Ricardo Vieira Lisboa, 7 de julho
Entrada directa de Luca (2021) para a caixa de filmes menores do catálogo da Pixar. Não arrisca, não inova, não faz mais do que entregar, justamente e apenas, o que as aparências parecem prometer: escapismo fácil para os mais novos. O que, vindo do grande estúdio de animação, é uma desilusão. Falta-lhe a ressonância emocional e a dimensão alegórica (certo, toca-se um pouco na intolerância e no medo da “diferença”, o que pode suscitar leituras de género, raciais e religiosas, mas fica-se tanto pela superfície que qualquer esforço se revela indigno) que enaltecem os clássicos do estúdio para um patamar memorável demonstrativo da enorme maturidade que o cinema “para crianças” pode acarretar. Mas Luca não é só um filme infantil, é também um filme infantilizado, tal como tantos filmes com adultos do mainstream actual o são: previsível, simplista, raso. O facto de dissimular esta sua infantilidade pela colocação esporádica de cartazes decorativos de dois ou três filmes italianos [La Strada (A Estrada, 1954)] ou passados em Itália [Roman Holiday (Férias em Roma, 1953)] é a estratégia corriqueira de tanto cinema de animação contemporâneo descartável, onde se envereda por esporádicas “piscadelas de olho” aos adultos com receio de que, sem elas, estes se aborreçam, meras massagens ao ego cinéfilo do espectador crescido com o intuito de este ganhar simpatia pelo objecto cinematográfico. O que é, francamente, mais uma prova do desespero criativo que percorre o filme inteiro.
Poder-se-á argumentar a presença de resquícios da fórmula da Pixar a querer funcionar na forma como explora o poder transformativo da amizade entre duas (ou, neste caso, três) personagens de personalidades distintas. No entanto, aqui, essa transformação parece afectar mais as personagens ao redor das do núcleo principal do que elas próprias. São os monstros marinhos que perdem o medo dos humanos, assim como os humanos que perdem o medo dos monstros marinhos, e nasce a dúvida se alguma das personagens centrais aprendeu, de facto, algo ou se o filme se limitou a dar-lhes razão desde o começo.
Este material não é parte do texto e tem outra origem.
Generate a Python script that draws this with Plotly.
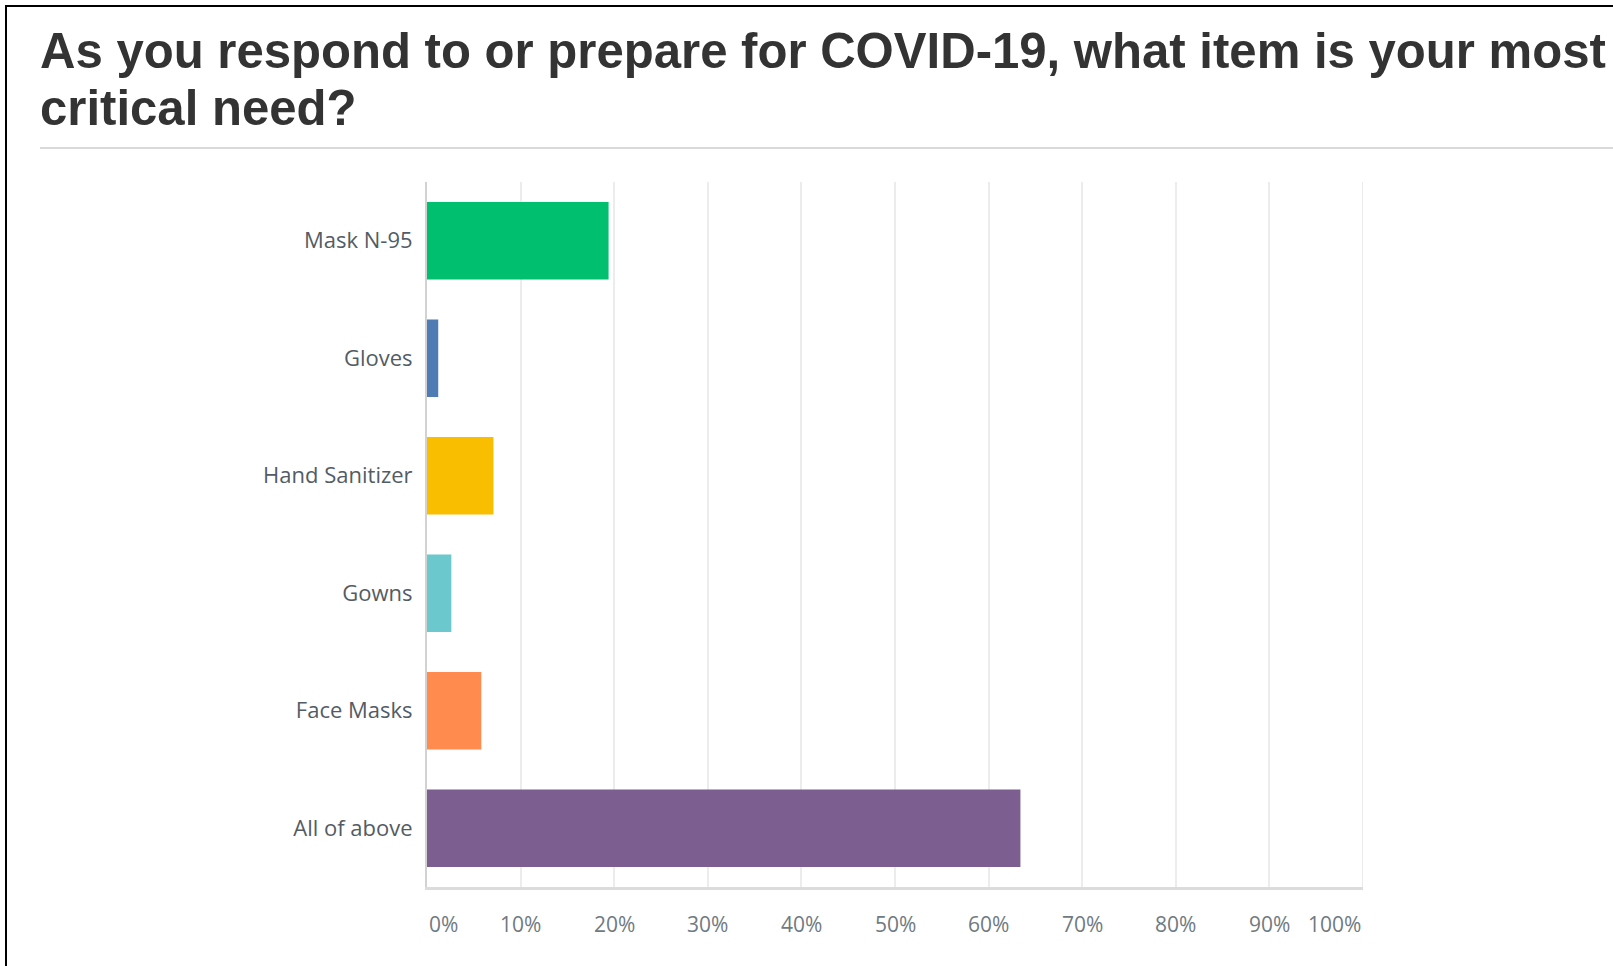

Sem essa aprendizagem a ocupar o centro, Luca está muito aquém de ter a força, impacto e robustez que caracterizam os seus melhores antecessores no estúdio. Quanto ao facto de o realizador afirmar que o seu filme é “uma homenagem a Fellini”: se é para confundirmos ambições com resultados, então eu sou o personal shopper de lingerie da Monica Bellucci.